En effet, l’auteure nous entraîne ici dans un tourbillon de souffrances et de drames souvent non résolus et vécus par nombre d’êtres humains. Cependant, la délicatesse et la pudeur avec lesquelles elle nous les livre atténuent quelque peu la tristesse de ses récits.
Et si d’aventure le lecteur se reconnaît dans l’une de ces histoires, peut-être éprouvera-t-il un peu de réconfort à l’idée que des personnages, même fictifs, puissent vivre des malheurs similaires. Recension: Marylène Rittiner
Extrait page 56
Les jours suivant sa mort, je n’avais pas cessé de le croiser. Soudain, au coin d’une rue, un homme s’avançait : il avait sa démarche, la même silhouette massive, la même allure désinvolte, quelque chose de particulier qui attirait mon regard.

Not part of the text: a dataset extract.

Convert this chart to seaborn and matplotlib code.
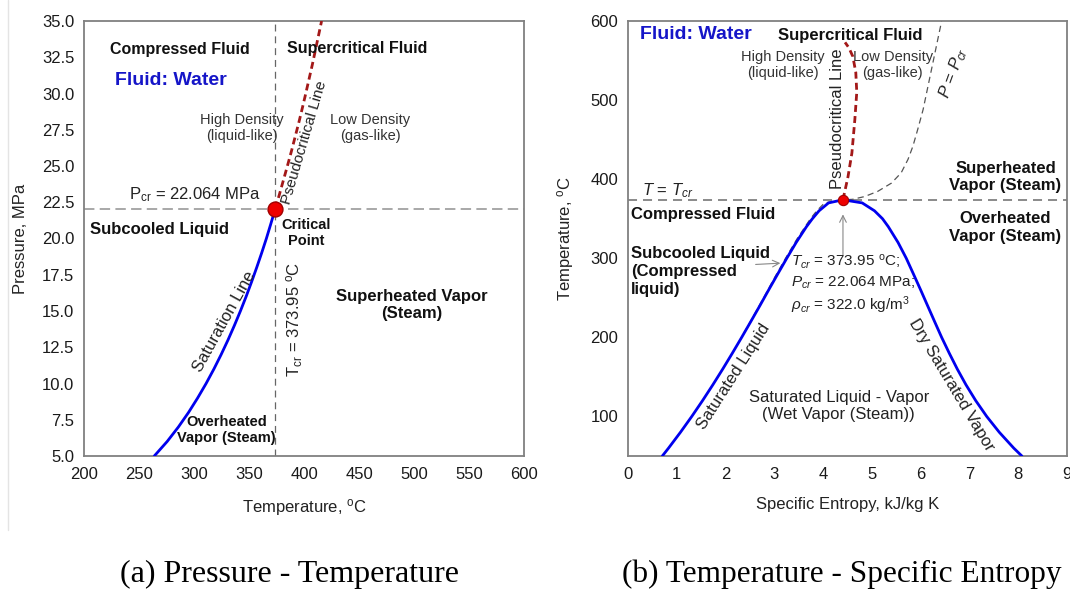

Mon cœur alors s’emballait, je savais que c’était lui et que tout allait pouvoir recommencer… Puis les traits de l’inconnu se brouillaient, se déformaient de manière grotesque ; dans le flot de la foule, je m’arrêtais et les passants se retournaient sur moi. Mon cœur mettait ensuite de longues minutes à retrouver un rythme normal et j’avais pendant longtemps encore ce vague dans la poitrine, cette douleur surtout, qui fait plus mal que toutes les autres, car elle ne semble pas destinée à s’arrêter un jour. Était-il possible, après tout ce temps, que le destin me fasse encore ce genre de farce ? Plus je le regardais, plus la ressemblance se précisait.